►

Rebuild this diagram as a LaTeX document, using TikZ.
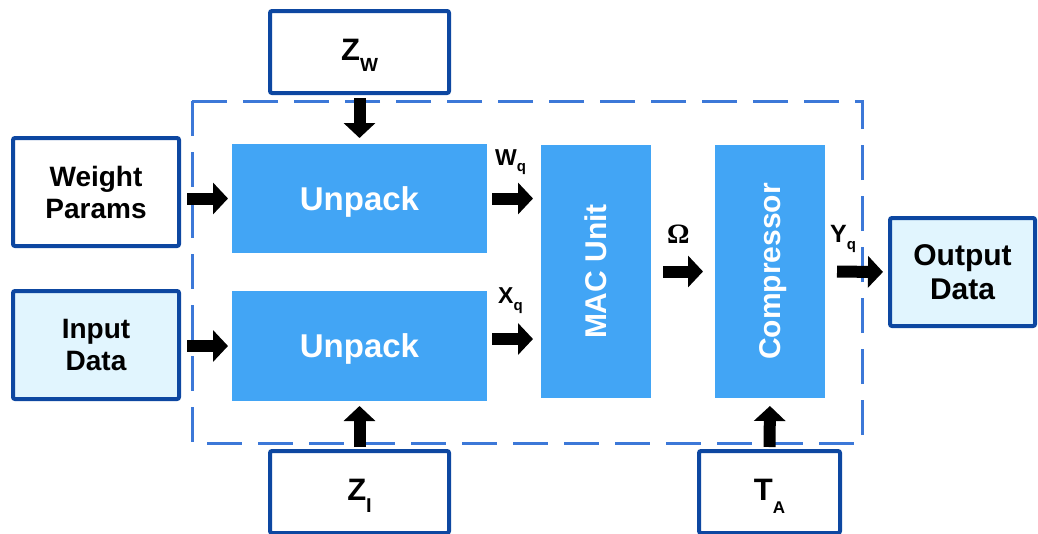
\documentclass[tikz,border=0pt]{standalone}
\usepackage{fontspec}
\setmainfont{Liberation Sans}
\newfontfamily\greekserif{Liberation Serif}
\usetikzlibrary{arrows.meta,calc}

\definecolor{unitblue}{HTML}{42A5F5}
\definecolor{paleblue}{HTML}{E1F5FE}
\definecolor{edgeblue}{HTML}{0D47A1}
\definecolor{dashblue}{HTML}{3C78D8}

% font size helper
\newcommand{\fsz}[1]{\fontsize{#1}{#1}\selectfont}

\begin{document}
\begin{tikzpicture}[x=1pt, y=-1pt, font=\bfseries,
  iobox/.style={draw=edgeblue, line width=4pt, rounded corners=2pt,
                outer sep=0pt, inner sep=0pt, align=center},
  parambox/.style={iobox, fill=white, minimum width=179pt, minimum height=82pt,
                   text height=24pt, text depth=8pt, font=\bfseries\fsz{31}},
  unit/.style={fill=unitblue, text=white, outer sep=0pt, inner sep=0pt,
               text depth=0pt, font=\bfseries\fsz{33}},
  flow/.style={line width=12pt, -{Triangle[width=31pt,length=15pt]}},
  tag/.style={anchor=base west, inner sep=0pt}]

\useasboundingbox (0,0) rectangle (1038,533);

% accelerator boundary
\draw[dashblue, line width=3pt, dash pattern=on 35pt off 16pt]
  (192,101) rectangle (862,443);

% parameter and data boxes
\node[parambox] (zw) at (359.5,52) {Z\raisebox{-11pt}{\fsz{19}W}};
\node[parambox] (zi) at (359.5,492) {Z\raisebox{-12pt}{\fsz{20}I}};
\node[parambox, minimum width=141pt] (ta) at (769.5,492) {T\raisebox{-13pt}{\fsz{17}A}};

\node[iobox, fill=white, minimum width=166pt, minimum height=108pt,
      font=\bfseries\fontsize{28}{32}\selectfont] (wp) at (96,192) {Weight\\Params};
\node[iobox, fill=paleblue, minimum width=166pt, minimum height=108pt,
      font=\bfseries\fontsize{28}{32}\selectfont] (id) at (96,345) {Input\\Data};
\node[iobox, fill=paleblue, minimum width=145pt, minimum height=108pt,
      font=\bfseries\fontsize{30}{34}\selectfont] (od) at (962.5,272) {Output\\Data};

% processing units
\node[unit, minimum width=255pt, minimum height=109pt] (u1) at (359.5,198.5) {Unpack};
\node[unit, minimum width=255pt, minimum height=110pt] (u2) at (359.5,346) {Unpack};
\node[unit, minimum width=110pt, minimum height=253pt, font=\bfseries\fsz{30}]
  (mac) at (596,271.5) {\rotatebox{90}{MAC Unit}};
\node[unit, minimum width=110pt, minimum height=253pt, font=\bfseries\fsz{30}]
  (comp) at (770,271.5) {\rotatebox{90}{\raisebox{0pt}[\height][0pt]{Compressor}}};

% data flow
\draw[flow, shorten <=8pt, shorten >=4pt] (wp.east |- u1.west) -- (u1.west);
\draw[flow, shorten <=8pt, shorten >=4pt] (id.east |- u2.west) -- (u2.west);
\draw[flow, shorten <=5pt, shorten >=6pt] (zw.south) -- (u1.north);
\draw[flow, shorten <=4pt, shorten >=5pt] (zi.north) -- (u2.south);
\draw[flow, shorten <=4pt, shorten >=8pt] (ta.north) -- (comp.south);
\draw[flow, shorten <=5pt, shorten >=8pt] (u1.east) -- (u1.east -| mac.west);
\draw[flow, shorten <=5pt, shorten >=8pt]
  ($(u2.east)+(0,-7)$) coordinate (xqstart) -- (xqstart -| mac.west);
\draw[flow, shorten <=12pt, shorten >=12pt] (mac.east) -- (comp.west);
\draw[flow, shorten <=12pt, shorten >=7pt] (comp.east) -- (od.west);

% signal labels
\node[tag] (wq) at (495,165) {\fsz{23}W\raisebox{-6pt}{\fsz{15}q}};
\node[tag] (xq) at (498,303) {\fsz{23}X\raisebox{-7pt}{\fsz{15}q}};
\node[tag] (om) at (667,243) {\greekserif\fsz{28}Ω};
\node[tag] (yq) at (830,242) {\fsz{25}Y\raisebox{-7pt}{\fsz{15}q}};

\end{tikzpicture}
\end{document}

◄
►

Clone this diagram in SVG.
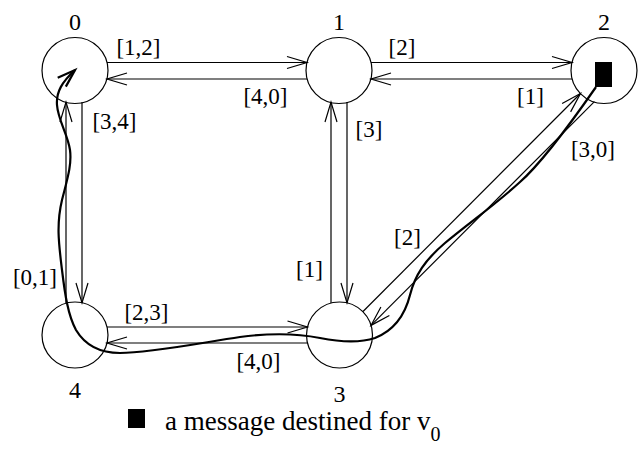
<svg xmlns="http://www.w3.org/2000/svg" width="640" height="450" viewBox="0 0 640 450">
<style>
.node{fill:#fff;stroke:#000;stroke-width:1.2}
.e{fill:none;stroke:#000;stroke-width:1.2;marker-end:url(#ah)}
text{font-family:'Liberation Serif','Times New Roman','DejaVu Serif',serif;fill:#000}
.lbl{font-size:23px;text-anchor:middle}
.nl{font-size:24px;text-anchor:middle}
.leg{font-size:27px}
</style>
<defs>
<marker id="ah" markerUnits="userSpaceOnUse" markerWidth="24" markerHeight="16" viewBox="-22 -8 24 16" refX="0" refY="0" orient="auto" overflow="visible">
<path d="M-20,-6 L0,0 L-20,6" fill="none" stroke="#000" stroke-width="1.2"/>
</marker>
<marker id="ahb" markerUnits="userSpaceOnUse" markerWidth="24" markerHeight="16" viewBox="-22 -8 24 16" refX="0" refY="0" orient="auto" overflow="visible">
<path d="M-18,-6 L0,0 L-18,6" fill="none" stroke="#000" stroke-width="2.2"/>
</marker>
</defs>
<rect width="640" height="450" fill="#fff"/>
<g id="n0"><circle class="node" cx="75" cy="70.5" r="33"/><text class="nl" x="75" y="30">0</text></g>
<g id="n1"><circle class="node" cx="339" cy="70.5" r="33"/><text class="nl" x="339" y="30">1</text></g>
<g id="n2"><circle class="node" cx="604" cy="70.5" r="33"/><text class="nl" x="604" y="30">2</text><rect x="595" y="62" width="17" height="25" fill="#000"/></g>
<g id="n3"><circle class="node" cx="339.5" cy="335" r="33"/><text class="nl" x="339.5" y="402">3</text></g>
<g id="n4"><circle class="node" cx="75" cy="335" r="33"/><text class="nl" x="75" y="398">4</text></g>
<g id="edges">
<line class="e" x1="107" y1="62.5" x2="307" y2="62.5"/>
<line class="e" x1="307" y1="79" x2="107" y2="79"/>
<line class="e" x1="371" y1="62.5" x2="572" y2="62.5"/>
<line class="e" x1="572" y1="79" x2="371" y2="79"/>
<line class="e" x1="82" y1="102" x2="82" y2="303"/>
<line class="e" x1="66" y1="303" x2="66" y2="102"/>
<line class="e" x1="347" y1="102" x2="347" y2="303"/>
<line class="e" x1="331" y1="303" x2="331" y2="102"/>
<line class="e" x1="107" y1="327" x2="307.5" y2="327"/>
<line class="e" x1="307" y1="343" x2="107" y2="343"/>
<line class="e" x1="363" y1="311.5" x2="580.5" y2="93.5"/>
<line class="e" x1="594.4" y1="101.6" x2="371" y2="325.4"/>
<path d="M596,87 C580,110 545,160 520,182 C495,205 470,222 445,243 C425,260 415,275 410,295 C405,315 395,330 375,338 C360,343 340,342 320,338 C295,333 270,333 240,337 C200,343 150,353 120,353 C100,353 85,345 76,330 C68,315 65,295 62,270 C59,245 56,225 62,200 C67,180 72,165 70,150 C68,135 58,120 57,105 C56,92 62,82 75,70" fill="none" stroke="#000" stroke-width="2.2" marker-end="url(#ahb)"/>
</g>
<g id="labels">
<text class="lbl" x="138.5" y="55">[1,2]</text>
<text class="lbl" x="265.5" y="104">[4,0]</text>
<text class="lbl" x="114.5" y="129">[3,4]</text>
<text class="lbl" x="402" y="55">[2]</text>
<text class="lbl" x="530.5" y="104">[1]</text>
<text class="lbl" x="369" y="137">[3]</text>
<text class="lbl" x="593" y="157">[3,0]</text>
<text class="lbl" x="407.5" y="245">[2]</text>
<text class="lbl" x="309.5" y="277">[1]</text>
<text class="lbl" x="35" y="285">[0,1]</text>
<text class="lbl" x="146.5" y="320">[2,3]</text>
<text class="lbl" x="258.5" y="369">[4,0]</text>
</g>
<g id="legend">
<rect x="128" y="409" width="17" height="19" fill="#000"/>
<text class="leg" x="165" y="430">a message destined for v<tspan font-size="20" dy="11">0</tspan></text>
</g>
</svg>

◄
►

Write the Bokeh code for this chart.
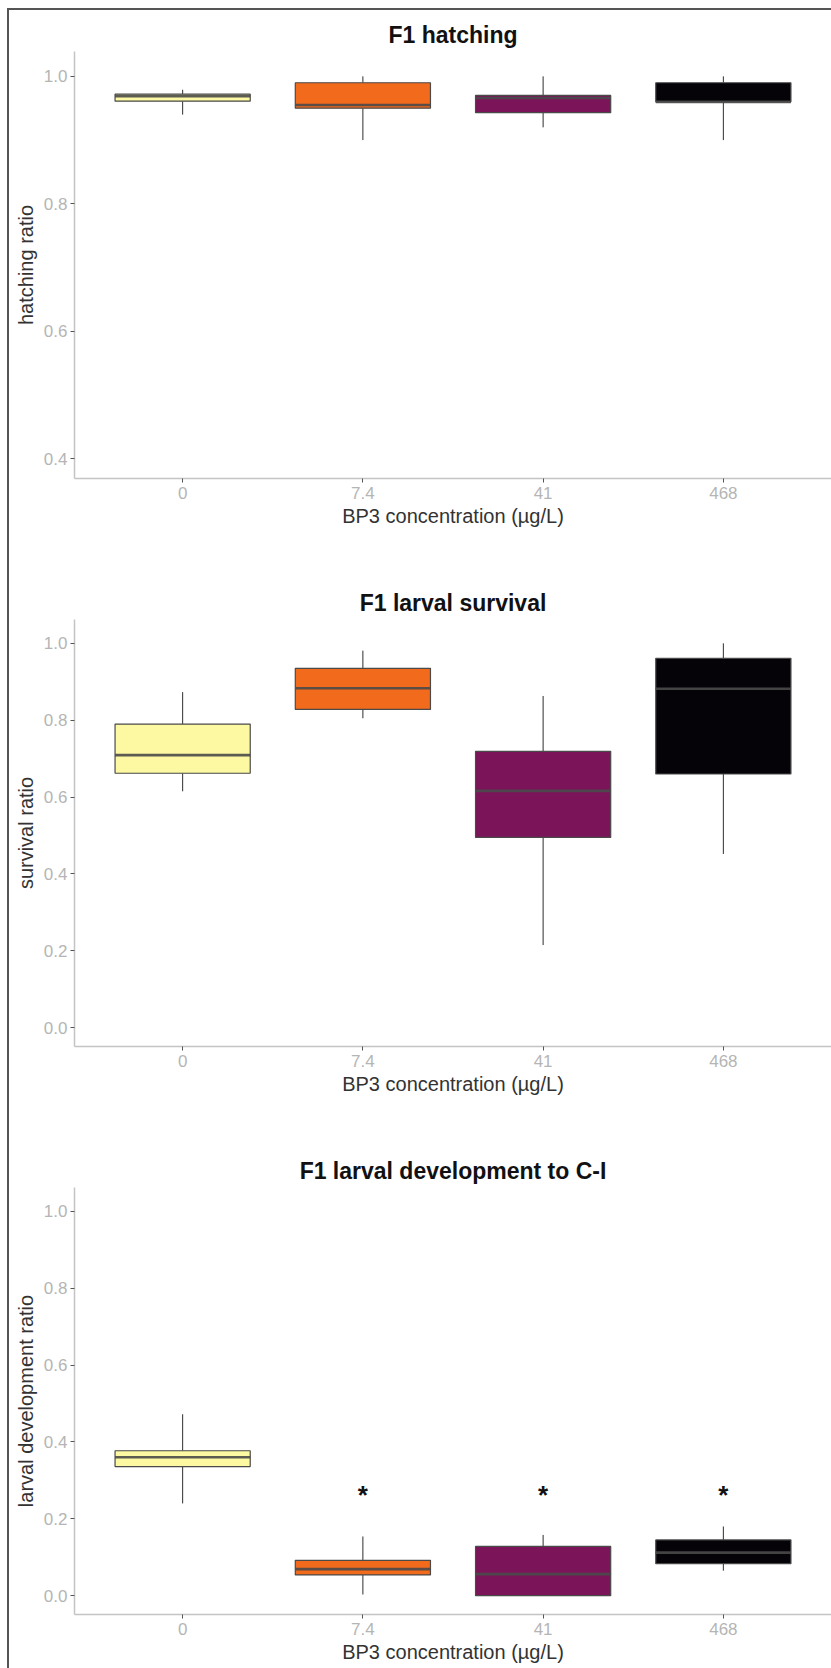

◄

• [Objective]: Start at the line above containing "Rebuild this diagram" and stop at the line containing "minimum width=141pt] (ta)": print those lines and everything between them exactly, but not the pictures.

• [The solution]:
Rebuild this diagram as a LaTeX document, using TikZ.
\documentclass[tikz,border=0pt]{standalone}
\usepackage{fontspec}
\setmainfont{Liberation Sans}
\newfontfamily\greekserif{Liberation Serif}
\usetikzlibrary{arrows.meta,calc}

\definecolor{unitblue}{HTML}{42A5F5}
\definecolor{paleblue}{HTML}{E1F5FE}
\definecolor{edgeblue}{HTML}{0D47A1}
\definecolor{dashblue}{HTML}{3C78D8}

% font size helper
\newcommand{\fsz}[1]{\fontsize{#1}{#1}\selectfont}

\begin{document}
\begin{tikzpicture}[x=1pt, y=-1pt, font=\bfseries,
  iobox/.style={draw=edgeblue, line width=4pt, rounded corners=2pt,
                outer sep=0pt, inner sep=0pt, align=center},
  parambox/.style={iobox, fill=white, minimum width=179pt, minimum height=82pt,
                   text height=24pt, text depth=8pt, font=\bfseries\fsz{31}},
  unit/.style={fill=unitblue, text=white, outer sep=0pt, inner sep=0pt,
               text depth=0pt, font=\bfseries\fsz{33}},
  flow/.style={line width=12pt, -{Triangle[width=31pt,length=15pt]}},
  tag/.style={anchor=base west, inner sep=0pt}]

\useasboundingbox (0,0) rectangle (1038,533);

% accelerator boundary
\draw[dashblue, line width=3pt, dash pattern=on 35pt off 16pt]
  (192,101) rectangle (862,443);

% parameter and data boxes
\node[parambox] (zw) at (359.5,52) {Z\raisebox{-11pt}{\fsz{19}W}};
\node[parambox] (zi) at (359.5,492) {Z\raisebox{-12pt}{\fsz{20}I}};
\node[parambox, minimum width=141pt] (ta) at (769.5,492) {T\raisebox{-13pt}{\fsz{17}A}};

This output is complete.